Bien qu’aucun détail ne soit fourni sur ce nouveau programme, le Bureau indique clairement que la simple préexistence d’un programme de conformité ne saurait justifier automatiquement la recommandation d’un traitement favorable à une entreprise. Un programme crédible et efficace sera considéré comme une circonstance atténuante au moment de faire des recommandations2 au Service des poursuites pénales du Canada (SPPC) dans le cadre d’une demande formulée en vertu du Programme de clémence, et pourrait aussi avoir une influence favorable sur l’ampleur des mesures prises par le commissaire en cas de contravention aux dispositions civiles de la Loi sur la concurrence. La version provisoire du bulletin précise cependant qu'une entreprise demandant l’atténuation d’une amende en vertu du programme de clémence est tenue d'ouvrir ses dossiers internes à l’agent de conformité en chef du Bureau, afin de démontrer que son programme de conformité est crédible et efficace. En plus de soulever des questions importantes sur la divulgation de renseignements protégés au Bureau, certaines entreprises pourraient s’inquiéter de la transmission de documents sur la conformité au Bureau, surtout si ces documents suivent la recommandation formulée dans la version provisoire du bulletin et décrivent en détail les risques auxquels l’entreprise est exposée.

Conclusion

La décision du Bureau de mettre à jour le bulletin 2010 afin de fournir de nouvelles orientations détaillées sur ce qui constitue un effort de conformité suffisant s’inscrit dans le cadre de la collaboration que le Bureau souhaite établir avec les entreprises canadiennes pour promouvoir la conformité à la Loi sur la concurrence. Elle fournit également une indication claire que le Bureau entend tenir les entreprises responsables du défaut de prendre des mesures adéquates et d’affecter des ressources suffisantes pour prévenir les infractions à la Loi sur la concurrence. Même si une entreprise qui fait face à une allégation de non-conformité à la Loi sur la concurrence peut tirer un certain avantage du fait d’avoir mis en place un programme de conformité solide, il demeure évident que la prévention de la non-conformité est l’objectif et l’avantage principal d’un programme de conformité efficace. Les entreprises canadiennes ont donc tout intérêt à évaluer avec soin l’efficacité de leur programme de conformité existant, afin de déterminer s’il respecte les exigences établies par le Bureau et s’il y a lieu d’y apporter des modifications.

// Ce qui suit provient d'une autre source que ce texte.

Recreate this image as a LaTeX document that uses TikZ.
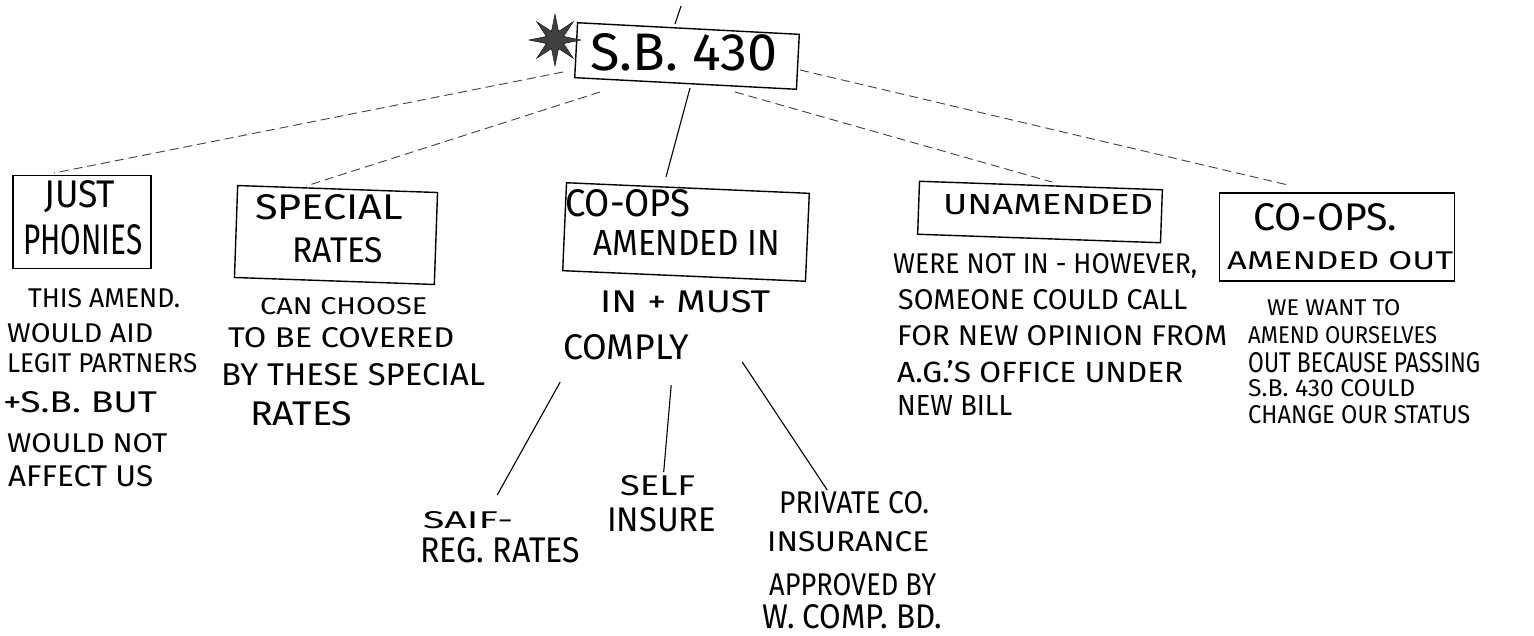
\documentclass[tikz,border=0pt]{standalone}
\usepackage{fontspec}
\setmainfont{Fira Sans}
\usepackage{graphicx}
\usetikzlibrary{shapes.geometric}
\newcommand\hw[3]{\resizebox{#1pt}{#2pt}{#3}}
\begin{document}
\begin{tikzpicture}[x=1pt,y=-1pt,
  box/.style={draw,line width=1.4pt,inner sep=0pt},
  txt/.style={anchor=west,inner sep=0pt},
  link/.style={line width=1.1pt},
  dlink/.style={line width=0.9pt,black!75,dash pattern=on 9pt off 5pt}]
\useasboundingbox (0,0) rectangle (1534,635);

% boxes
\node[box,rotate=-3,minimum width=222pt,minimum height=55pt] (sb) at (687,56) {};
\node[star,star points=8,star point ratio=2.8,fill=black!75,draw=black,minimum size=52pt,inner sep=0pt] (star) at (555,40) {};
\node[box,minimum width=138pt,minimum height=93pt] (jp) at (82,222) {};
\node[box,rotate=-2,minimum width=200pt,minimum height=92pt] (sp) at (336,235) {};
\node[box,rotate=-2.5,minimum width=243pt,minimum height=88pt] (ci) at (686,232) {};
\node[box,rotate=-2,minimum width=243pt,minimum height=53pt] (un) at (1040,212) {};
\node[box,minimum width=235pt,minimum height=88pt] (co) at (1337,237) {};

% box texts
\node[txt] (tsb) at (590,52) {\hw{187}{37}{S.B. 430}};
\node[txt] (tjp1) at (44,197) {\hw{71}{27}{JUST}};
\node[txt] (tjp2) at (23,240) {\hw{119}{30}{PHONIES}};
\node[txt] (tsp1) at (255,207) {\hw{148}{25}{SPECIAL}};
\node[txt] (tsp2) at (292,250) {\hw{91}{25}{RATES}};
\node[txt] (tci1) at (565,203) {\hw{125}{27}{CO-OPS}};
\node[txt] (tci2) at (593,243) {\hw{187}{25}{AMENDED IN}};
\node[txt] (tun) at (943,205) {\hw{210}{20}{UNAMENDED}};
\node[txt] (tco1) at (1253,217) {\hw{144}{27}{CO-OPS.}};
\node[txt] (tco2) at (1227,261) {\hw{226}{18}{AMENDED OUT}};

% notes under Just Phonies
\node[txt] (njp1) at (28,298) {\hw{152}{19}{THIS AMEND.}};
\node[txt] (njp2) at (7,333) {\hw{146}{19}{WOULD AID}};
\node[txt] (njp3) at (7,363) {\hw{190}{19}{LEGIT PARTNERS}};
\node[txt] (njp4) at (3,402) {\hw{154}{21}{+S.B. BUT}};
\node[txt] (njp5) at (7,443) {\hw{160}{19}{WOULD NOT}};
\node[txt] (njp6) at (8,476) {\hw{145}{21}{AFFECT US}};

% notes under Special Rates
\node[txt] (nsp1) at (260,306) {\hw{167}{17}{CAN CHOOSE}};
\node[txt] (nsp2) at (228,338) {\hw{226}{20}{TO BE COVERED}};
\node[txt] (nsp3) at (221,375) {\hw{264}{22}{BY THESE SPECIAL}};
\node[txt] (nsp4) at (250,414) {\hw{102}{24}{RATES}};

% notes under Co-ops amended in
\node[txt] (nci1) at (600,302) {\hw{170}{22}{IN + MUST}};
\node[txt] (comply) at (563,347) {\hw{126}{25}{COMPLY}};

% leaves
\node[txt] (saif) at (423,520) {\hw{90}{17}{SAIF-}};
\node[txt] (reg) at (420,550) {\hw{160}{25}{REG. RATES}};
\node[txt] (self) at (620,486) {\hw{75}{20}{SELF}};
\node[txt] (ins) at (607,520) {\hw{109}{24}{INSURE}};
\node[txt] (priv) at (779,503) {\hw{150}{22}{PRIVATE CO.}};
\node[txt] (priv2) at (767,542) {\hw{162}{20}{INSURANCE}};
\node[txt] (priv3) at (769,585) {\hw{167}{22}{APPROVED BY}};
\node[txt] (priv4) at (762,617) {\hw{180}{24}{W. COMP. BD.}};

% notes under Unamended
\node[txt] (nun1) at (893,266) {\hw{304}{20}{WERE NOT IN - HOWEVER,}};
\node[txt] (nun2) at (898,300) {\hw{289}{20}{SOMEONE COULD CALL}};
\node[txt] (nun3) at (897,336) {\hw{330}{20}{FOR NEW OPINION FROM}};
\node[txt] (nun4) at (897,372) {\hw{286}{22}{A.G.'S OFFICE UNDER}};
\node[txt] (nun5) at (897,405) {\hw{115}{20}{NEW BILL}};

% notes under Co-ops amended out
\node[txt] (nco1) at (1267,308) {\hw{133}{16}{WE WANT TO}};
\node[txt] (nco2) at (1248,335) {\hw{189}{17}{AMEND OURSELVES}};
\node[txt] (nco3) at (1248,363) {\hw{232}{20}{OUT BECAUSE PASSING}};
\node[txt] (nco4) at (1248,388) {\hw{167}{17}{S.B. 430 COULD}};
\node[txt] (nco5) at (1248,415) {\hw{222}{18}{CHANGE OUR STATUS}};

% connectors
\draw[link] ([shift={(-12,-32)}]sb.center) -- ([shift={(-6,-50)}]sb.center);
\draw[dlink] ([shift={(-124,16)}]sb.center) -- ([shift={(-28,-49)}]jp.center);
\draw[dlink] ([shift={(-87,36)}]sb.center) -- ([shift={(-30,-49)}]sp.center);
\draw[link] ([shift={(3,32)}]sb.center) -- ([shift={(-20,-55)}]ci.center);
\draw[dlink] ([shift={(48,36)}]sb.center) -- ([shift={(12,-30)}]un.center);
\draw[dlink] ([shift={(113,14)}]sb.center) -- ([shift={(-49,-52)}]co.center);

\draw[link] ([shift={(-66,35)}]comply.center) -- ([shift={(29,-25)}]saif.center);
\draw[link] ([shift={(45,38)}]comply.center) -- ([shift={(6,-14)}]self.center);
\draw[link] ([shift={(116,15)}]comply.center) -- ([shift={(-27,-13)}]priv.center);
\end{tikzpicture}
\end{document}
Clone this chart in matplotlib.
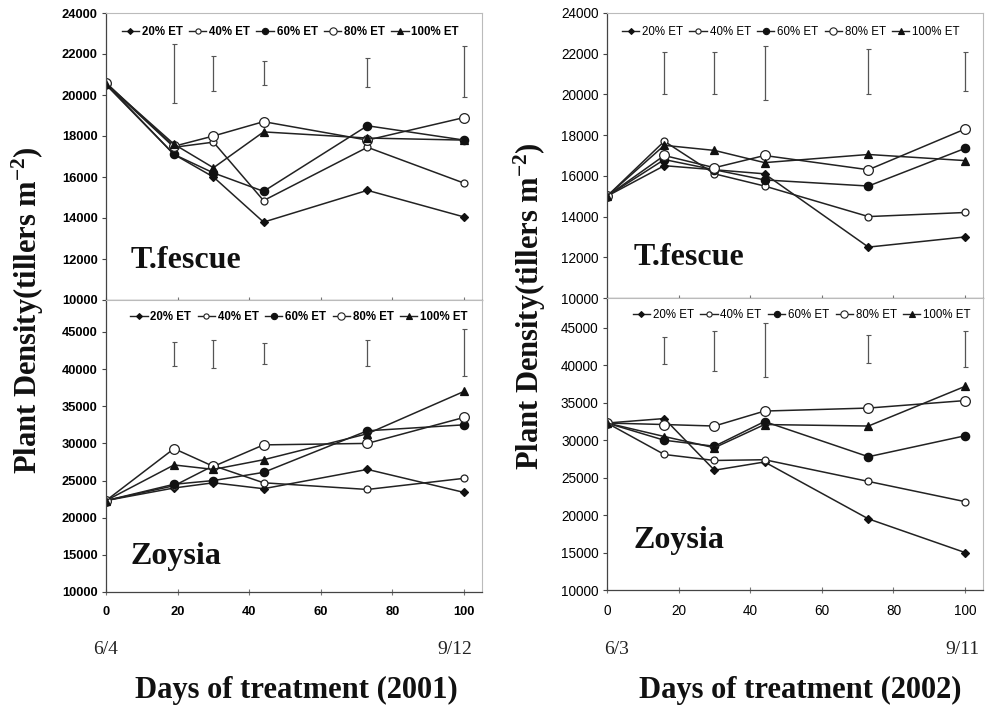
import matplotlib
matplotlib.use("Agg")
import matplotlib.pyplot as plt
from matplotlib.lines import Line2D

plt.rcParams['mathtext.fontset'] = 'custom'
plt.rcParams['mathtext.rm'] = 'Liberation Serif'
plt.rcParams['mathtext.bf'] = 'Liberation Serif:bold'
plt.rcParams['mathtext.it'] = 'Liberation Serif:italic'

# ---------------- data ----------------
treatments = ['20% ET', '40% ET', '60% ET', '80% ET', '100% ET']
days_2001 = [0, 19, 30, 44, 73, 100]
days_2002 = [0, 16, 30, 44, 73, 100]

# Tall fescue 2001 (20, 40, 60, 80, 100 % ET)
fescue_2001 = [
    [20500, 17100, 16000, 13800, 15350, 14050],
    [20550, 17450, 17700, 14850, 17450, 15700],
    [20550, 17100, 16200, 15300, 18500, 17800],
    [20600, 17500, 18000, 18700, 17800, 18900],
    [20550, 17600, 16450, 18200, 17900, 17800],
]
# Zoysia 2001
zoysia_2001 = [
    [22300, 24000, 24700, 23900, 26500, 23400],
    [22300, 24300, 27000, 24700, 23800, 25300],
    [22300, 24500, 25000, 26100, 31700, 32500],
    [22300, 29300, 26900, 29800, 30000, 33500],
    [22300, 27100, 26500, 27800, 31300, 37000],
]
# Tall fescue 2002
fescue_2002 = [
    [15000, 16500, 16300, 16100, 12500, 13000],
    [15000, 17700, 16100, 15500, 14000, 14200],
    [15000, 16800, 16300, 15800, 15500, 17350],
    [15000, 17000, 16400, 17000, 16300, 18300],
    [15000, 17500, 17250, 16650, 17050, 16750],
]
# Zoysia 2002
zoysia_2002 = [
    [32300, 32900, 26000, 27100, 19500, 15000],
    [32300, 28100, 27300, 27400, 24500, 21800],
    [32300, 30000, 29200, 32500, 27800, 30600],
    [32300, 32100, 31900, 33900, 34300, 35300],
    [32300, 30500, 29000, 32100, 31900, 37200],
]

# LSD bars (low, high) at days 1..5
lsd_fescue_2001_low = [19600, 20200, 20500, 20400, 19900]
lsd_fescue_2001_high = [22500, 21900, 21650, 21800, 22400]
lsd_zoysia_2001_low = [40400, 40200, 40650, 40450, 39100]
lsd_zoysia_2001_high = [43650, 43900, 43550, 43900, 45350]
lsd_fescue_2002_low = [20000, 20000, 19750, 20000, 20150]
lsd_fescue_2002_high = [22100, 22100, 22400, 22250, 22100]
lsd_zoysia_2002_low = [40250, 39300, 38400, 40300, 39750]
lsd_zoysia_2002_high = [43750, 44650, 45650, 44000, 44650]

# ---------------- style ----------------
styles = [
    dict(marker='D', ms=4, mfc='#111111', mec='#111111'),
    dict(marker='o', ms=5, mfc='white', mec='#222222'),
    dict(marker='o', ms=6, mfc='#111111', mec='#111111'),
    dict(marker='o', ms=7, mfc='white', mec='#222222'),
    dict(marker='^', ms=6, mfc='#111111', mec='#111111'),
]
LINE = '#222222'
SANS = 'Liberation Sans'
SERIF = 'Liberation Serif'

W, H = 986, 712
fig = plt.figure(figsize=(W / 100, H / 100), dpi=100)


def ax_rect(x0, y_top, x1, y_bot):
    return [x0 / W, 1 - y_bot / H, (x1 - x0) / W, (y_bot - y_top) / H]


def panel(rect, days, data, lo, hi, ylim, yticks, bold, label, label_xy,
          leg_xy, show_xlabels):
    ax = fig.add_axes(rect)
    for vals, st, name in zip(data, styles, treatments):
        ax.plot(days, vals, color=LINE, lw=1.1, mew=0.9, label=name, **st)
    mids = [(a + b) / 2 for a, b in zip(lo, hi)]
    half = [(b - a) / 2 for a, b in zip(lo, hi)]
    ax.errorbar(days[1:], mids, yerr=half, fmt='none', ecolor='#555555',
                elinewidth=0.9, capsize=1.8, capthick=0.8)
    ax.set_xlim(0, 105)
    ax.set_ylim(*ylim)
    ax.set_yticks(yticks)
    ax.set_xticks([0, 20, 40, 60, 80, 100])
    fw = 'bold' if bold else 'normal'
    fs = 9.3 if bold else 9.8
    ax.set_yticklabels([str(v) for v in yticks], fontfamily=SANS,
                       fontweight=fw, fontsize=fs)
    if show_xlabels:
        ax.set_xticklabels([str(v) for v in [0, 20, 40, 60, 80, 100]],
                           fontfamily=SANS, fontweight=fw, fontsize=fs)
    else:
        ax.set_xticklabels([])
    ax.tick_params(axis='y', direction='out', length=3, width=0.8,
                   color='#444444', pad=3)
    ax.tick_params(axis='x', direction='inout', length=4, width=0.8,
                   color='#777777', pad=8)
    for s in ['left', 'bottom']:
        ax.spines[s].set_color('#444444')
        ax.spines[s].set_linewidth(0.9)
    for s in ['top', 'right']:
        ax.spines[s].set_color('#bbbbbb')
        ax.spines[s].set_linewidth(0.8)
    ax.text(label_xy[0], label_xy[1], label, transform=ax.transAxes,
            fontfamily=SERIF, fontweight='bold', fontsize=23,
            ha='left', va='baseline', color='#111111')
    handles = [Line2D([0], [0], color=LINE, lw=1.0, mew=0.8,
                      **dict(st, ms=st['ms'] * 0.75)) for st in styles]
    ax.legend(handles, treatments, loc='center', bbox_to_anchor=leg_xy,
              ncol=5, frameon=False, handlelength=1.5, handletextpad=0.25,
              columnspacing=0.55, borderaxespad=0,
              prop=dict(family=SANS, weight=fw, size=8.3))
    return ax


top_ticks = list(range(10000, 24001, 2000))
bot_ticks = list(range(10000, 45001, 5000))

panel(ax_rect(106, 13, 482, 300), days_2001, fescue_2001,
      lsd_fescue_2001_low, lsd_fescue_2001_high, (10000, 24000), top_ticks,
      True, 'T.fescue', (0.065, 0.11), (0.49, 0.934), False)
panel(ax_rect(106, 300, 482, 592), days_2001, zoysia_2001,
      lsd_zoysia_2001_low, lsd_zoysia_2001_high, (10000, 49300), bot_ticks,
      True, 'Zoysia', (0.065, 0.095), (0.513, 0.943), True)
panel(ax_rect(607, 13, 983, 298), days_2002, fescue_2002,
      lsd_fescue_2002_low, lsd_fescue_2002_high, (10000, 24000), top_ticks,
      False, 'T.fescue', (0.07, 0.115), (0.489, 0.933), False)
panel(ax_rect(607, 298, 983, 590), days_2002, zoysia_2002,
      lsd_zoysia_2002_low, lsd_zoysia_2002_high, (10000, 49000), bot_ticks,
      False, 'Zoysia', (0.07, 0.145), (0.518, 0.942), True)

ylab = 'Plant Density(tillers m$^{\\mathbf{-2}}$)'
for xc, yc in ((28, 310), (530, 306)):
    fig.text(xc / W, 1 - yc / H, ylab, rotation=90, ha='center',
             va='center', fontfamily=SERIF, fontweight='bold', fontsize=22,
             color='#111111')

for xc, txt in ((296, 'Days of treatment (2001)'),
                (800, 'Days of treatment (2002)')):
    fig.text(xc / W, 1 - 690 / H, txt, ha='center', va='center',
             fontfamily=SERIF, fontweight='bold', fontsize=22,
             color='#111111')

for x, txt, ha in ((93, '6/4', 'left'), (472, '9/12', 'right'),
                   (604, '6/3', 'left'), (980, '9/11', 'right')):
    fig.text(x / W, 1 - 650 / H, txt, ha=ha, va='center',
             fontfamily=SERIF, fontsize=14, color='#222222')

fig.savefig('out.png', dpi=100, facecolor='white')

Les parties intéressées sont invitées à transmettre leurs commentaires sur la version provisoire du bulletin au plus tard le 17 novembre 2014.


1 Le Programme de clémence du Bureau prévoit que les personnes ayant enfreint les dispositions de la Loi sur la concurrence relatives aux complots qui se montrent coopératives, mais qui ne sont pas admissibles à l’immunité peuvent néanmoins bénéficier de la clémence au moment de la détermination de leur peine.

2 Même si le Bureau peut faire des recommandations au SPPC concernant l’amende à infliger, rien ne garantit que ces recommandations seront acceptées par le SPPC ou les tribunaux.